FOLHA - O sr. acredita em envolvimento de funcionários?
NEVES -
Seria uma leviandade minha dizer que tem e seria pretensão, que não tem. Quem tem que descobrir é a polícia.

FOLHA - Como é feita a seleção dos seguranças do museu?
NEVES -
Eles não chegam a 50. Tem processo de triagem. É a mesma coisa que contratar qualquer funcionário: ficha, experiência, currículo. Há um procedimento normal do RH.

FOLHA - E o fato de os funcionários não terem formação em segurança?
NEVES -
Não sei se eles têm ou não têm. Eles têm experiência daquele trabalho que fazem porque são ensinados. Até que provem o contrário, são merecedores da nossa confiança e competentes para o trabalho. Pode ser que lá no meio tenha alguma pessoa [que esteja envolvida]... Isso tudo pode acontecer, mas não estou dizendo que aconteceu.

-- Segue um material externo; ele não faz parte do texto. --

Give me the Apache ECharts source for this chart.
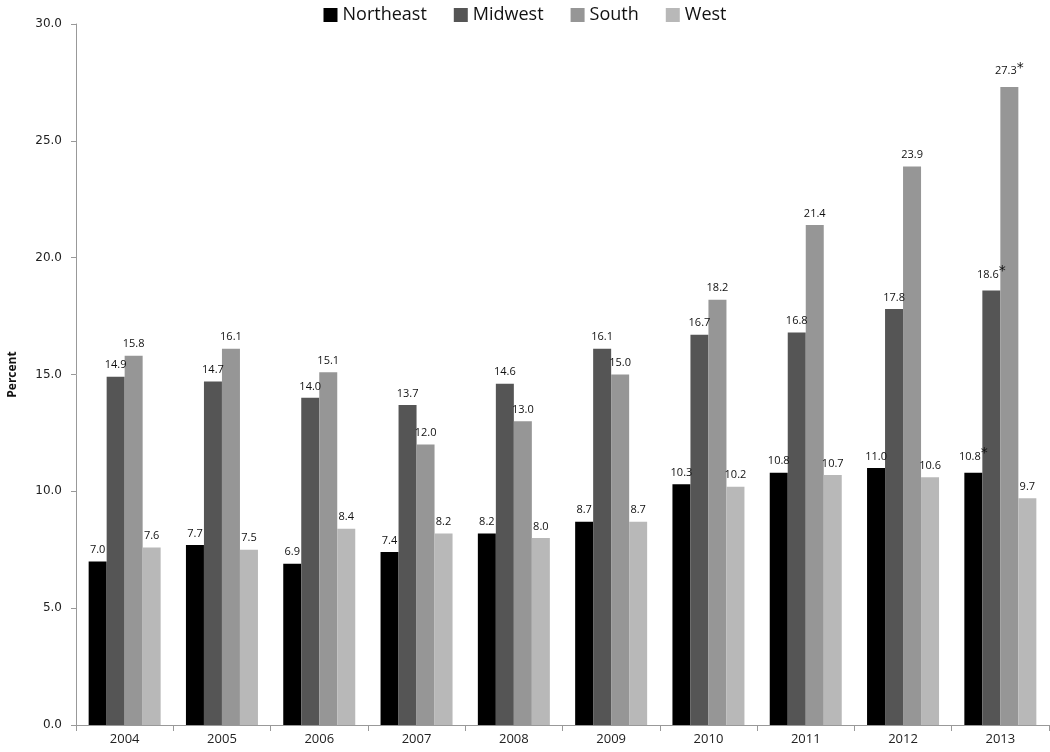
<!DOCTYPE html>
<html><head><meta charset="utf-8">
<script src="https://cdn.jsdelivr.net/npm/echarts@6/dist/echarts.min.js"></script>
<style>html,body{margin:0;padding:0;background:#fff}#c{width:1050px;height:752px}</style>
</head><body><div id="c"></div>
<script>
const years = ['2004','2005','2006','2007','2008','2009','2010','2011','2012','2013'];
const northeast = [7.0, 7.7, 6.9, 7.4, 8.2, 8.7, 10.3, 10.8, 11.0, 10.8];
const midwest = [14.9, 14.7, 14.0, 13.7, 14.6, 16.1, 16.7, 16.8, 17.8, 18.6];
const south = [15.8, 16.1, 15.1, 12.0, 13.0, 15.0, 18.2, 21.4, 23.9, 27.3];
const west = [7.6, 7.5, 8.4, 8.2, 8.0, 8.7, 10.2, 10.7, 10.6, 9.7];
// significance flags (asterisks)
const northeastStar = [0,0,0,0,0,0,0,0,0,1];
const midwestStar = [0,0,0,0,0,0,0,0,0,1];
const southStar = [0,0,0,0,0,0,0,0,0,1];
const westStar = [0,0,0,0,0,0,0,0,0,0];

const chart = echarts.init(document.getElementById('c'));
function mk(name, data, stars, color) {
  return {
    name, type: 'bar', data, barGap: '0%', barCategoryGap: '26%',
    itemStyle: { color },
    label: {
      show: true, position: 'top', distance: 6,
      fontFamily: 'Open Sans', fontSize: 11, color: '#111',
      formatter: p => stars[p.dataIndex] ? '{v|' + p.value.toFixed(1) + '}{s|*}' : p.value.toFixed(1),
      rich: {
        v: { fontFamily: 'Open Sans', fontSize: 11, color: '#111' },
        s: { fontFamily: 'DejaVu Sans', fontSize: 14, color: '#111', verticalAlign: 'bottom', padding: [0,0,6,0] }
      }
    }
  };
}
chart.setOption({
  animation: false,
  textStyle: { fontFamily: 'Open Sans' },
  legend: {
    top: 1, left: 'center', itemWidth: 14, itemHeight: 14, itemGap: 27,
    icon: 'rect',
    textStyle: { fontFamily: 'Open Sans', fontSize: 18, color: '#111' },
    data: ['Northeast','Midwest','South','West']
  },
  grid: { left: 76, right: 1, top: 24, bottom: 27, containLabel: false, outerBoundsMode: 'none' },
  xAxis: {
    type: 'category', data: years,
    axisLine: { lineStyle: { color: '#999' } },
    axisTick: { show: true, length: 6, lineStyle: { color: '#999' } },
    axisLabel: { fontFamily: 'Open Sans', fontSize: 13, color: '#222', margin: 8 }
  },
  yAxis: {
    type: 'value', min: 0, max: 30, interval: 5,
    name: 'Percent', nameLocation: 'middle', nameGap: 57,
    nameTextStyle: { fontFamily: 'Open Sans', fontWeight: 'bold', fontSize: 12, color: '#111' },
    axisLine: { show: true, lineStyle: { color: '#999' } },
    axisTick: { show: true, length: 5, lineStyle: { color: '#999' } },
    splitLine: { show: false },
    axisLabel: { fontFamily: 'DejaVu Sans', fontSize: 12, color: '#222', margin: 14, formatter: v => v.toFixed(1) }
  },
  series: [
    mk('Northeast', northeast, northeastStar, '#000000'),
    mk('Midwest', midwest, midwestStar, '#555555'),
    mk('South', south, southStar, '#969696'),
    mk('West', west, westStar, '#b8b8b8')
  ]
});
</script></body></html>
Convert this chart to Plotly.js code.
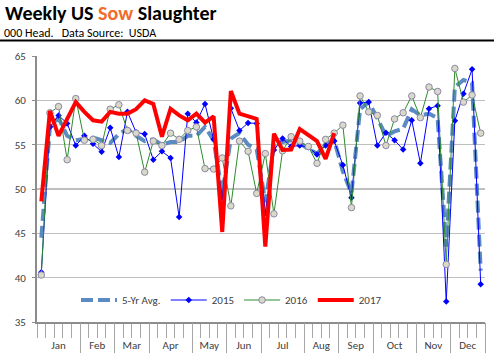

FOLHA - Há quanto tempo esses seguranças estão no museu?
NEVES -
Não sei.

FOLHA - Eles são contratados como orientadores de público?
NEVES -
São contratados como orientadores de público, no sentido que podem responder perguntas. Eles não estão lá só para ficar de segurança, sem falar com ninguém, como um guarda do palácio da Inglaterra.

FOLHA - Mas qual é função principal deles?
NEVES -
A função deles é fiscalizar tudo aquilo que está acontecendo no andar. São seguranças também...

FOLHA - A função deles então...
NEVES -
A função é clara: tomar conta da segurança.

FOLHA - Por que eles são contratados como orientadores?
NEVES -
As coisas do museu são feitas assim há 20 ou 30 anos, entende? Sempre foi. É um nome. Se alguém se aproxima do quadro ou pega um cigarro, ele tem que orientar o público, dizer: "O sr. não pode passar dessa linha, não pode fumar aqui".

FOLHA - O que será feito na segurança em um primeiro momento?
NEVES -
Não sei. Instalamos essa comissão para fazer todas as recomendações.

FOLHA - O sr. pretende sair no ano que vem do museu?
NEVES -
Tenho maior interesse em sair da presidência, mas não pretendo deixar de colaborar.